Naturally, each diver will need a different total weight depending on their body type, but you can start by adding around 12% of your total weight as a benchmark and work from there. As for materials, you should pick up a rubber weight belt since they are very durable and conform to your body easier than nylon.
- Knife: A diving knife is a small but sharp tool that you can use for cutting ropes and lines in case you find yourself tangled underwater.
- Gloves: Gloves won’t just keep your hands warm. They will also provide a better grip on the fish you catch.
- Dive Computer: A diving computer records your recovery time between dives. This will decrease the possibility of a shallow water blackout.
- Booties: You can also make use of diving boots or fin socks to protect your feet from sharp objects in and out of the water.
5. Find a Spearfishing Buddy
Diving of any kind can be dangerous, even for professionals. If anything goes out of your hand, your spearfishing buddy can provide immediate help. You can always ask or invite other club members to be your spearfishing buddy. Alternatively, you can visit online spearfishing forums or sign-up for spearfishing group tours.
6. Plan Your First Trip
On the off chance you don’t have a friend or access to a local organization, here is what you should look for. You need to be on the lookout for sheltered waters, low boat traffic, and low swell and wind for visibility. Be cautious with low and high tides.
Safety Tip: Going out diving under less than perfect conditions is still okay, but you should follow local advice to prevent yourself from running into things like tidal currents.
Finally, you need to have planned your entry and exit points. These will serve as guidelines for your trip and should be a priority. Decide on multiple exit points in the case of an emergency.
7. Shallow Waters First
Before you jump into the deep end, you will need to have some practice in the water, and there is no better place to do it than in shallow waters. Once you get used to the movement of fish, you can go deeper and get a more practical experience.
8. Get To Know Your Weapon
No matter what model you decide to use, always make sure you know how to operate your speargun before jumping in the water. Instructions can vary from model and type. We suggest going over the manual and watching online tutorials.
As for handling, loading a band-powered speargun is a matter of pulling back the bands over the shaft until it clicks. Learning how to aim and shoot will come naturally with practice, but you should be ready to handle any recoil.
9. Practice Your Aim and Freediving
There is no set method for aiming a speargun, but most people tend to align their prey with the shaft of the speargun and take the shot. There are other ways to take your shot, but most divers will discover what works best for them once they are in the water.
Aiming Tip: Always aim for the fish’s head for a more efficient and humane kill.
Most spearfishing uses freediving since it offers the most mobility and is accessible without costly equipment. However, you should still practice and improve your skills before moving into deeper waters.

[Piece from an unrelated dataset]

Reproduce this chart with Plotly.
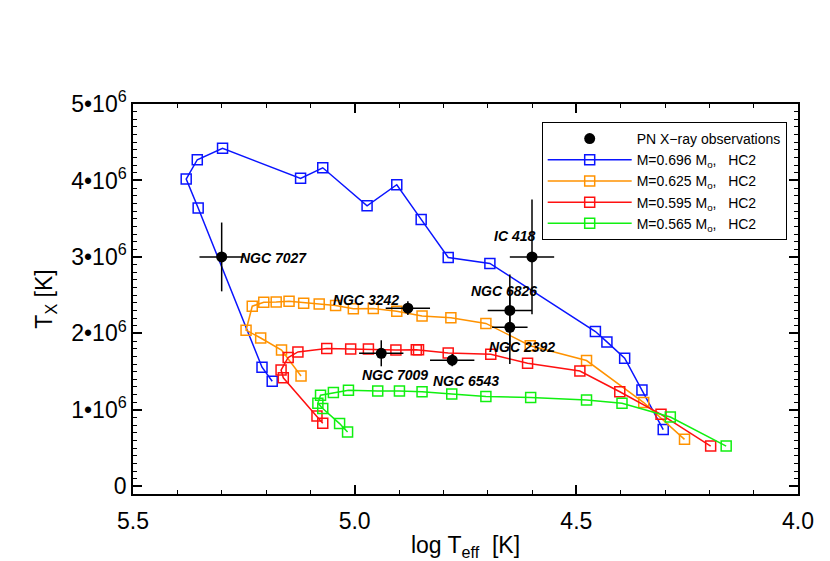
import plotly.graph_objects as go

# evolutionary tracks (log Teff, Tx)
m696_logt = [4.304, 4.352, 4.391, 4.431, 4.457, 4.695, 4.789, 4.850, 4.905, 4.972,
             5.072, 5.122, 5.298, 5.355, 5.380, 5.353, 5.209, 5.186]
m696_tx = [0.742, 1.26, 1.675, 1.889, 2.025, 2.915, 2.993, 3.491, 3.944, 3.669,
           4.166, 4.028, 4.42, 4.271, 4.018, 3.639, 1.558, 1.374]

m625_logt = [4.256, 4.348, 4.477, 4.604, 4.704, 4.783, 4.848, 4.905, 4.958, 5.003,
             5.043, 5.080, 5.115, 5.148, 5.177, 5.205, 5.231, 5.245, 5.212, 5.165, 5.121]
m625_tx = [0.615, 1.096, 1.645, 1.839, 2.131, 2.205, 2.229, 2.291, 2.326, 2.321,
           2.365, 2.385, 2.395, 2.421, 2.412, 2.408, 2.356, 2.042, 1.940, 1.783, 1.444]

m595_logt = [4.197, 4.309, 4.402, 4.492, 4.610, 4.693, 4.789, 4.856, 4.861, 4.907,
             4.969, 5.009, 5.063, 5.128, 5.150, 5.166, 5.161, 5.085, 5.072]
m595_tx = [0.527, 0.942, 1.237, 1.509, 1.610, 1.728, 1.745, 1.787, 1.787, 1.784,
           1.797, 1.797, 1.802, 1.758, 1.685, 1.521, 1.420, 0.920, 0.825]

m565_logt = [4.162, 4.288, 4.397, 4.477, 4.603, 4.704, 4.781, 4.848, 4.899, 4.948,
             5.014, 5.048, 5.077, 5.083, 5.072, 5.034, 5.016]
m565_tx = [0.527, 0.907, 1.086, 1.130, 1.161, 1.174, 1.208, 1.237, 1.247, 1.247,
           1.257, 1.226, 1.191, 1.086, 1.017, 0.821, 0.711]

# PN X-ray observations
pn_names = ["NGC 7027", "NGC 3242", "IC 418", "NGC 6826", "NGC 2392", "NGC 7009", "NGC 6543"]
pn_logt = [5.30, 4.88, 4.60, 4.65, 4.65, 4.94, 4.78]
pn_logt_err = [0.05, 0.05, 0.05, 0.05, 0.04, 0.05, 0.05]
pn_tx = [3.00, 2.33, 3.00, 2.30, 2.08, 1.74, 1.65]
pn_tx_err = [0.45, 0.09, 0.75, 0.47, 0.48, 0.17, 0.08]
# label anchor (left edge, middle) for each name
label_logt = [5.264, 5.053, 4.690, 4.742, 4.701, 4.989, 4.828]
label_tx = [2.98, 2.44, 3.27, 2.56, 1.82, 1.45, 1.375]

y_ticks = [0, 1, 2, 3, 4, 5]
y_ticktext = ["0"] + [f"{v}\u202210<sup>6</sup>" for v in y_ticks[1:]]

FONT = "Liberation Sans, Arial, sans-serif"

tracks = [
    ("0.696", m696_logt, m696_tx, "#0a14ff"),
    ("0.625", m625_logt, m625_tx, "#ff9200"),
    ("0.595", m595_logt, m595_tx, "#ff1010"),
    ("0.565", m565_logt, m565_tx, "#10f010"),
]

fig = go.Figure()

for mass, logt, tx, color in tracks:
    fig.add_trace(go.Scatter(
        x=logt,
        y=[v * 1e6 for v in tx],
        mode="lines+markers",
        name=f"M={mass} M<sub>o</sub>,   HC2",
        line=dict(color=color, width=1.5),
        marker=dict(symbol="square-open", size=10, color=color, line=dict(width=1.5)),
    ))

fig.add_trace(go.Scatter(
    x=pn_logt,
    y=[v * 1e6 for v in pn_tx],
    mode="markers",
    name="PN X\u2212ray observations",
    legendrank=1,
    marker=dict(symbol="circle", size=11, color="black"),
    error_x=dict(type="data", array=pn_logt_err, color="black", thickness=1.5, width=0),
    error_y=dict(type="data", array=[v * 1e6 for v in pn_tx_err], color="black",
                 thickness=1.5, width=0),
))

for name, lx, ly in zip(pn_names, label_logt, label_tx):
    fig.add_annotation(
        x=lx, y=ly * 1e6, text=f"<b><i>{name}</i></b>",
        xanchor="left", yanchor="middle", showarrow=False,
        font=dict(family=FONT, size=14, color="black"),
    )

axis_common = dict(
    showline=True, linecolor="black", linewidth=1.5, mirror="ticks",
    ticks="inside", ticklen=9, tickwidth=1.5, tickcolor="black",
    showgrid=False, zeroline=False, automargin=False,
    tickfont=dict(family=FONT, size=23, color="black"),
    title_font=dict(family=FONT, size=23, color="black"),
)

fig.update_xaxes(
    range=[5.5, 4.0],
    tickvals=[5.5, 5.0, 4.5, 4.0],
    ticktext=["5.5", "5.0", "4.5", "4.0"],
    minor=dict(ticks="inside", ticklen=4, dtick=0.1, tickcolor="black", tickwidth=1.2),
    title_text="log T<sub>eff</sub>  [K]",
    title_standoff=6,
    ticklabelstandoff=6,
    **axis_common,
)
fig.update_yaxes(
    range=[-0.1e6, 5e6],
    tickvals=[v * 1e6 for v in y_ticks],
    ticktext=y_ticktext,
    minor=dict(ticks="inside", ticklen=4, dtick=1e5, tickcolor="black", tickwidth=1.2),
    title_text="T<sub>X</sub> [K]",
    title_standoff=12,
    **axis_common,
)

fig.update_layout(
    width=830,
    height=561,
    margin=dict(l=133, r=32, t=104, b=67),
    plot_bgcolor="white",
    paper_bgcolor="white",
    font=dict(family=FONT, color="black"),
    legend=dict(
        x=0.983, y=0.954, xanchor="right", yanchor="top",
        bordercolor="black", borderwidth=1, bgcolor="white",
        font=dict(family=FONT, size=14, color="black"),
        itemwidth=84, tracegroupgap=0,
    ),
)

# drop the page's default body margin so the figure sits at the window's corner
fig.write_html(
    "out.html",
    config={"displayModeBar": False},
    post_script="document.body.style.margin = '0';",
)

10. Always Follow Safety Protocols
Above everything else on this list, you should always follow safety protocols to ensure that you and any other diver with you are free from potential dangers. Aside from following standard safety guidelines, you should create a diving plan that you adhere to. That means knowing the area where you will dive and how long you will be diving for. Be sure to communicate this with your friends.
Then, we have to discuss your speargun. You should consider this a lethal weapon. Never point a loaded speargun at someone, and always handle it with care.
Now that you’ve read this comprehensive guide, you should be ready to explore and hunt deeper. Be sure to talk to plenty of fellow enthusiasts that can provide you with local context on the area where you plan to dive. Happy Spearfishing!